Rows from a dataset of charts and code:

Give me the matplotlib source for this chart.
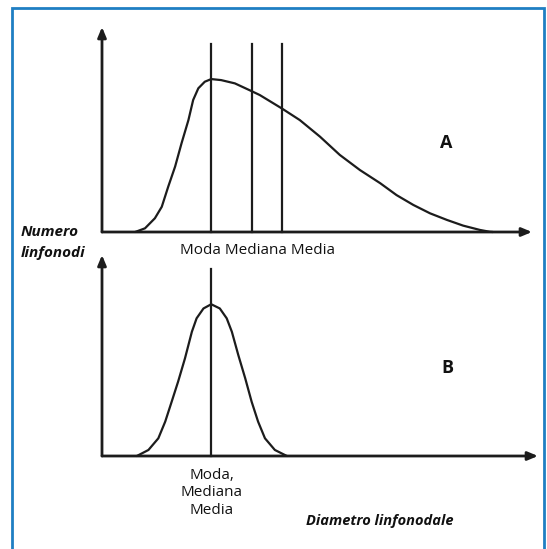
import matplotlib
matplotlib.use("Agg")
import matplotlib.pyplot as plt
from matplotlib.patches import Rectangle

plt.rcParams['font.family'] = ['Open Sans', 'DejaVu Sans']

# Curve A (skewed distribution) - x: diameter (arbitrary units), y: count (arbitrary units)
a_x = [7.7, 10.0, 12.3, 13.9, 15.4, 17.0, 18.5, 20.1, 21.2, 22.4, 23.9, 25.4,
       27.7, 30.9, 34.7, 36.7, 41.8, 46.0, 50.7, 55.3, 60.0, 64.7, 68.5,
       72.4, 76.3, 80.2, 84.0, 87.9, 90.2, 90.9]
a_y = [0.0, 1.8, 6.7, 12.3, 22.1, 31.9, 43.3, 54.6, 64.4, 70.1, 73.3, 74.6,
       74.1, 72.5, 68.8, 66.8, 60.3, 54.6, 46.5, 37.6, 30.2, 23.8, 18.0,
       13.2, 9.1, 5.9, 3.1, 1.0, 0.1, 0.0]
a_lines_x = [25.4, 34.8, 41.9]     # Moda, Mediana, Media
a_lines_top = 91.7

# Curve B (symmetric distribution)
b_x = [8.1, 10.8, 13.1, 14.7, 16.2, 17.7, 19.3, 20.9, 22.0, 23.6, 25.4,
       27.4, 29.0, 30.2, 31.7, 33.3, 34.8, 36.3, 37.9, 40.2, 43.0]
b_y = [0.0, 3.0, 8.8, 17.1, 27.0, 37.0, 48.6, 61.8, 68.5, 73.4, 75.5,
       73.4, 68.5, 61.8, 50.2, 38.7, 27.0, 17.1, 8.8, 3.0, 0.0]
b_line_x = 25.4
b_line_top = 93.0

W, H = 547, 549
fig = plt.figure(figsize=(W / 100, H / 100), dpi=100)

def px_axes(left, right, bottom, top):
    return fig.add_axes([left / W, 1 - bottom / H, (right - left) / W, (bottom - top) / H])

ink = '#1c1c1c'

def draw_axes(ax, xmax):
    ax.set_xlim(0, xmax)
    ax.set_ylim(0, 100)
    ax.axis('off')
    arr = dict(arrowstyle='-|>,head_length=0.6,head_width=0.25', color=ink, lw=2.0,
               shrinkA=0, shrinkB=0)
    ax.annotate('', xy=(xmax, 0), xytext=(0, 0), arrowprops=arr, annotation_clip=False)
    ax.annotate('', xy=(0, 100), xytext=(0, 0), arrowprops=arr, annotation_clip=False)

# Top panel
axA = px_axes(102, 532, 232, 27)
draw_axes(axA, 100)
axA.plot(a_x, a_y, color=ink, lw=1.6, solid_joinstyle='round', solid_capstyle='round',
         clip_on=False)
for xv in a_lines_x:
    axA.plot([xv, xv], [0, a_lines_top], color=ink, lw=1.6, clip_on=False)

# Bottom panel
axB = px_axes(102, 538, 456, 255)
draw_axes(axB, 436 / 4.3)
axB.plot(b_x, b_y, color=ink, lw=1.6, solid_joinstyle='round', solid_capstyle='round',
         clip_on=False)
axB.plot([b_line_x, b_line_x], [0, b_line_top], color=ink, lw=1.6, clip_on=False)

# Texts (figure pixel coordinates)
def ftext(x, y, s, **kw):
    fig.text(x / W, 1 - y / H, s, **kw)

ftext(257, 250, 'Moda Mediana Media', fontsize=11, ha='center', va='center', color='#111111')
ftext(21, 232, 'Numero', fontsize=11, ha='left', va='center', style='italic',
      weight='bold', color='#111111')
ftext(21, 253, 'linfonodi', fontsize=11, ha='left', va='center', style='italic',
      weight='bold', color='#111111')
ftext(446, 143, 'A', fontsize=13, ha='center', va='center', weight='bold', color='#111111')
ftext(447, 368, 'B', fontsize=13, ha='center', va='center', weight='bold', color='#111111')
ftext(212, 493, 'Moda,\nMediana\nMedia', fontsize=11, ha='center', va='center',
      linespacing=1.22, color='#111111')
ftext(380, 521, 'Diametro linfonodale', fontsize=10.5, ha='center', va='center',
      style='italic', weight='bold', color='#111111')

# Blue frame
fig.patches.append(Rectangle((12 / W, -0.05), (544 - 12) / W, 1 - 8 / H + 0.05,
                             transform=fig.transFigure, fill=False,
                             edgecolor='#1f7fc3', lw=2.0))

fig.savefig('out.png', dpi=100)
---
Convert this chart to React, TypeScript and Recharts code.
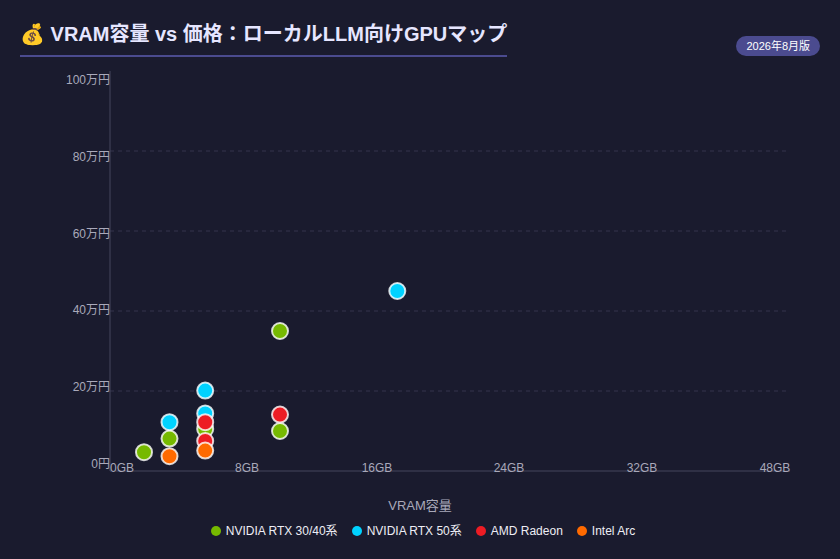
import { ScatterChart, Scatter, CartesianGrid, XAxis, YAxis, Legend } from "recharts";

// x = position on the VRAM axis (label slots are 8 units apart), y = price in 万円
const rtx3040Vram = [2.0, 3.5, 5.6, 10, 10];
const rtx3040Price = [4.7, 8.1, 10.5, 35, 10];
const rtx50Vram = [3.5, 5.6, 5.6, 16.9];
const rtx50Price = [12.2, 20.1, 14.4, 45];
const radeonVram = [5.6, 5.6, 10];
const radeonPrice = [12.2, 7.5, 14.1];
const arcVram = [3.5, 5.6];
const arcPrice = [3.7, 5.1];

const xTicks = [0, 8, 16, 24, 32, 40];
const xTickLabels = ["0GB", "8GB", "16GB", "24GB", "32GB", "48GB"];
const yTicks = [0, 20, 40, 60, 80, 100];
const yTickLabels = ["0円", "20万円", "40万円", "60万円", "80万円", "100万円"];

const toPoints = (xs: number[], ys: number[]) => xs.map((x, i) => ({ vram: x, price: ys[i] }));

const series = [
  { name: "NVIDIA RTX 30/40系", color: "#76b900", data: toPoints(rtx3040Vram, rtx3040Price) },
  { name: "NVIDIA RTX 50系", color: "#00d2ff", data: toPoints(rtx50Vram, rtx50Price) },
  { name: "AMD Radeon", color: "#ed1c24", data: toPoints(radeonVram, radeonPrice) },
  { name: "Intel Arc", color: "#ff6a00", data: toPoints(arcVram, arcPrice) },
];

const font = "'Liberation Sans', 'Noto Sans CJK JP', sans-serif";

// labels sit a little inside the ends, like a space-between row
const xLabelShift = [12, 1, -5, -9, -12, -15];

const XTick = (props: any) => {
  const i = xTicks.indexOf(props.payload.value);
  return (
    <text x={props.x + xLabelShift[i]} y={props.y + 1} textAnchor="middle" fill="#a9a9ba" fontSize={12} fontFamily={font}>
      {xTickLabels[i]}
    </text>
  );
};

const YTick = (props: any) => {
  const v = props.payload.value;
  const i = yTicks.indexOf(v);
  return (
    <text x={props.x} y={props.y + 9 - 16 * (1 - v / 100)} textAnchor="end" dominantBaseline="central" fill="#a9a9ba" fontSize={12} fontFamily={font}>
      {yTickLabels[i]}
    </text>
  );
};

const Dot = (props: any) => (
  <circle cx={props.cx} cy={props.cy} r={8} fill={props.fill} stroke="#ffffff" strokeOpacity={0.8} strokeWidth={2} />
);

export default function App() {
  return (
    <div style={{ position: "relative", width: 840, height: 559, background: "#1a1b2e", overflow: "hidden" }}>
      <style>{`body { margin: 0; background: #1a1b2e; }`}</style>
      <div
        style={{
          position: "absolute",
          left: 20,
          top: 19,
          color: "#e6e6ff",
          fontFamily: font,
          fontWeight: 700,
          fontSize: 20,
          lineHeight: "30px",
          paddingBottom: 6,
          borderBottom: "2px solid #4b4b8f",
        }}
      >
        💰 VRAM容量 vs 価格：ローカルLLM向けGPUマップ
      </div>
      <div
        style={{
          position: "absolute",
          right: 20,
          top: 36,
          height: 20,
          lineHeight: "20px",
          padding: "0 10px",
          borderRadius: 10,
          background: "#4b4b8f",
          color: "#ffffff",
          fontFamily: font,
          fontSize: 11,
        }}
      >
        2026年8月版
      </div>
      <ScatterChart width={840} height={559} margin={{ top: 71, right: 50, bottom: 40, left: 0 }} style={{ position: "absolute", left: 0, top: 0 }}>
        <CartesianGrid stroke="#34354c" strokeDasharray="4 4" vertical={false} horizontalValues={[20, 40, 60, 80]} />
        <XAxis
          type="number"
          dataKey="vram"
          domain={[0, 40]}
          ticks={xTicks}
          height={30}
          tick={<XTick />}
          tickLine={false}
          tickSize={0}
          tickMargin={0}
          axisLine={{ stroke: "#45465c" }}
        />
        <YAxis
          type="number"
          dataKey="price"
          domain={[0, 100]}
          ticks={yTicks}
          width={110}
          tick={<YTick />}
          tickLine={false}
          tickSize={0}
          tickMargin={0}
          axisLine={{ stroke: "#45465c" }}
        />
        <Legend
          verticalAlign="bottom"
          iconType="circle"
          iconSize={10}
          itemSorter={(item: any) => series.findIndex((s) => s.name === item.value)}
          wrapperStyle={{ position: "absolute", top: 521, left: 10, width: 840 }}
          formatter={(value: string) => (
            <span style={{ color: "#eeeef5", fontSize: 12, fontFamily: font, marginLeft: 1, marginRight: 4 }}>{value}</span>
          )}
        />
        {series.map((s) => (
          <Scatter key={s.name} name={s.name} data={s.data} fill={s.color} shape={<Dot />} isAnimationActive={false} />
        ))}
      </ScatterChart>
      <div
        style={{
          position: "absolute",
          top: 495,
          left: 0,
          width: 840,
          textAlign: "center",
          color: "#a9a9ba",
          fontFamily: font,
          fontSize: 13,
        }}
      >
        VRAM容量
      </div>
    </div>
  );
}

## [Task to complete]
Skip all pictures. Output only the lines from the one containing "Give me the matplotlib source for this chart." to the one containing "plt.rcParams['font.family'] = ['Open", both lines included.

## [Solution for this exercise]
Give me the matplotlib source for this chart.
import matplotlib
matplotlib.use("Agg")
import matplotlib.pyplot as plt
from matplotlib.patches import Rectangle

plt.rcParams['font.family'] = ['Open Sans', 'DejaVu Sans']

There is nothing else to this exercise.